Vorgelagerte Superzellen
Nun kommt noch ein weiterer Aspekt hinzu. Im Vorfeld der eigentlichen Kaltfront haben sich noch zwei vorgelagerte Gewitter gebildet, zwei sogenannte Superzellen. Diese beiden vorgelagerten Superzellen standen dabei in Wechselwirkung mit der sich nähernden Kaltfront. Diese beiden Hauptprotagonisten waren letztendlich für die sieben Tornados verantwortlich. Die Kaltfront holte schließlich die vorgelagerten Zellen ein und integrierte sie in die Gewitterlinie. Damit war die Tornadogefahr gebannt, aber durch die Wechselwirkung produzierte die Linie noch mehrere heftige Böen auf ihrem Weg nach Osten. Eine davon traf den kleinen Flughafen Laage, wo eine Geschwindigkeit von 126 km/h gemessen wurde.
Zutatenmethode
Die Gewitterlage 2015 war sehr klassisch. Um Gewitter vorherzusagen schauen wir Vorhersagemeteorologen uns verschiedene Zutaten an: Feuchtigkeit, Labilität und Hebung (https://www.dwd.de/DE/wetter/thema_des_tages/2021/5/9.html). Damit ein einfaches Gewitter zu einer schadensträchtigen Superzelle heranwachsen kann, braucht es ein entscheidendes Gewürz – die Windscherung (https://www.dwd.de/DE/wetter/thema_des_tages/2021/6/22.html). Am Tag des Bützow-Tornados passten alle Zutaten perfekt zusammen. Für Tornados kommt es insbesondere auf die Scherung im unteren Troposphärenbereich zwischen 0 und 1 km an und auch diese Werte waren ausgesprochen hoch. Da gleichzeitig auch noch die Wolkenuntergrenze ziemlich niedrig war (geringer als 1000 m über Grund), war alles perfekt aufbereitet und das Potential für Tornados stark erhöht (mehr zur Tornadopotentialvorhersage: https://www.dwd.de/DE/wetter/thema_des_tages/2021/7/19.html). Die Tornados am 05 Mai 2015 kamen also nicht aus dem Nichts, sondern es war wie eine Lage aus dem Lehrbuch.

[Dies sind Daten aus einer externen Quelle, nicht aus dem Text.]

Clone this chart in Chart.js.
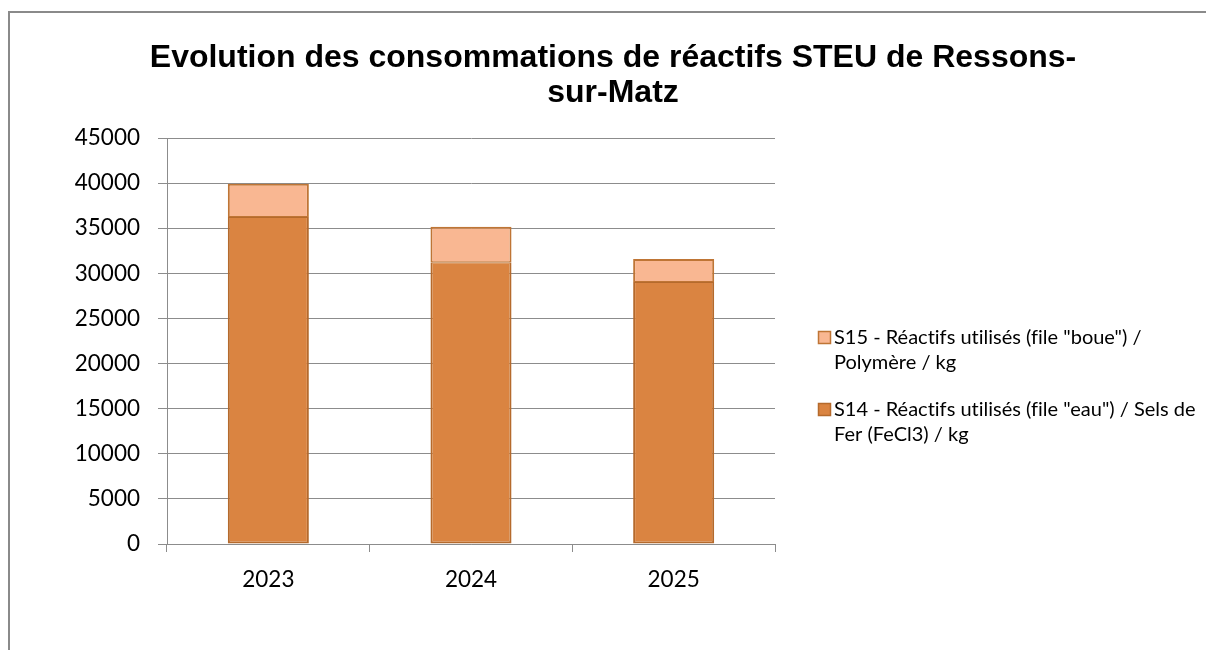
<!DOCTYPE html>
<html><head><meta charset="utf-8">
<script src="https://cdn.jsdelivr.net/npm/chart.js@4.4.1/dist/chart.umd.min.js"></script>
<style>html,body{margin:0;padding:0;background:#fff;overflow:hidden}canvas{display:block}</style>
</head><body>
<canvas id="c" width="1206" height="650"></canvas>
<script>
const categories = ['2023', '2024', '2025'];
const titleLines = ['Evolution des consommations de réactifs STEU de Ressons-', 'sur-Matz'];
const seriesS14Name = 'S14 - Réactifs utilisés (file "eau") / Sels de Fer (FeCl3) / kg';
const seriesS15Name = 'S15 - Réactifs utilisés (file "boue") / Polymère / kg';
const legendS14Lines = ['S14 - Réactifs utilisés (file "eau") / Sels de', 'Fer (FeCl3) / kg'];
const legendS15Lines = ['S15 - Réactifs utilisés (file "boue") /', 'Polymère / kg'];
const s14Values = [36240, 31220, 29040];
const s15Values = [3700, 3930, 2550];
const yMin = 0, yMax = 45000, yStep = 5000;

const S14_FILL = '#DA8441', S14_BORDER = '#B56A2C';
const S15_FILL = '#F9B792', S15_BORDER = '#BF7535';
const GRID = '#8C8C8C';

const framePlugin = {
  id: 'frame',
  beforeDraw(chart) {
    const ctx = chart.ctx;
    ctx.save();
    ctx.fillStyle = '#fff';
    ctx.fillRect(0, 0, chart.width, chart.height);
    ctx.strokeStyle = '#8A8A8A';
    ctx.lineWidth = 2;
    ctx.strokeRect(9, 12, 1400, 1000);
    ctx.restore();
  }
};

const titlePlugin = {
  id: 'customTitle',
  afterDraw(chart) {
    const ctx = chart.ctx;
    ctx.save();
    ctx.fillStyle = '#000';
    ctx.font = 'bold 32px "Liberation Sans", Arial, sans-serif';
    ctx.textAlign = 'center';
    ctx.textBaseline = 'alphabetic';
    titleLines.forEach((t, i) => ctx.fillText(t, 613, 67 + i * 35));
    ctx.restore();
  }
};

const legendPlugin = {
  id: 'customLegend',
  afterDraw(chart) {
    const ctx = chart.ctx;
    const entries = [
      { lines: legendS15Lines, fill: S15_FILL, border: S15_BORDER, y: 344 },
      { lines: legendS14Lines, fill: S14_FILL, border: S14_BORDER, y: 416 }
    ];
    ctx.save();
    ctx.font = '20px Lato, "Noto Sans", sans-serif';
    try { ctx.textRendering = 'optimizeSpeed'; } catch (e) {}
    ctx.textBaseline = 'alphabetic';
    ctx.textAlign = 'left';
    entries.forEach(e => {
      ctx.fillStyle = e.fill;
      ctx.fillRect(818, e.y - 13, 13, 13);
      ctx.strokeStyle = e.border;
      ctx.lineWidth = 1.5;
      ctx.strokeRect(818.5, e.y - 12.5, 12, 12);
      ctx.fillStyle = '#000';
      e.lines.forEach((l, i) => ctx.fillText(l, 834, e.y + i * 25));
    });
    ctx.restore();
  }
};

new Chart(document.getElementById('c'), {
  type: 'bar',
  data: {
    labels: categories,
    datasets: [
      { label: seriesS14Name, data: s14Values, backgroundColor: S14_FILL, borderColor: S14_BORDER, borderWidth: { top: 1, left: 2, right: 2, bottom: 2 }, borderSkipped: false, categoryPercentage: 0.4, barPercentage: 1.0 },
      { label: seriesS15Name, data: s15Values, backgroundColor: S15_FILL, borderColor: S15_BORDER, borderWidth: { top: 2, left: 2, right: 2, bottom: 1 }, borderSkipped: false, categoryPercentage: 0.4, barPercentage: 1.0 }
    ]
  },
  options: {
    responsive: false,
    animation: false,
    layout: { padding: { left: 0, top: 138, right: 431, bottom: 0 } },
    plugins: { legend: { display: false }, title: { display: false }, tooltip: { enabled: false } },
    scales: {
      x: {
        stacked: true,
        afterFit(s) { s.height = 106; },
        grid: { display: true, drawOnChartArea: false, drawTicks: true, tickLength: 8, color: GRID, offset: true },
        border: { display: true, color: GRID, width: 1 },
        ticks: { color: '#000', font: { family: 'Lato', size: 22.5, lineHeight: 1.2 }, padding: 14 }
      },
      y: {
        stacked: true,
        min: yMin, max: yMax,
        afterFit(s) { s.width = 167; },
        grid: { color: GRID, lineWidth: 1, drawTicks: true, tickLength: 9 },
        border: { display: true, color: GRID, width: 1 },
        ticks: { stepSize: yStep, color: '#000', font: { family: 'Lato', size: 22.5 }, padding: 18, callback: (v) => String(v) }
      }
    }
  },
  plugins: [framePlugin, titlePlugin, legendPlugin]
});
</script>
</body></html>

Zehn Jahre danach – der Fall bleibt in Erinnerung
Mittlerweile erinnert kaum noch etwas an das Ereignis von vor zehn Jahren, vergessen wird diesen Tag aber wohl niemand. Auch unter Meteorologen fällt der Name Bützow regelmäßig, wenn es um das Thema „Starke Tornados in Deutschland“ geht.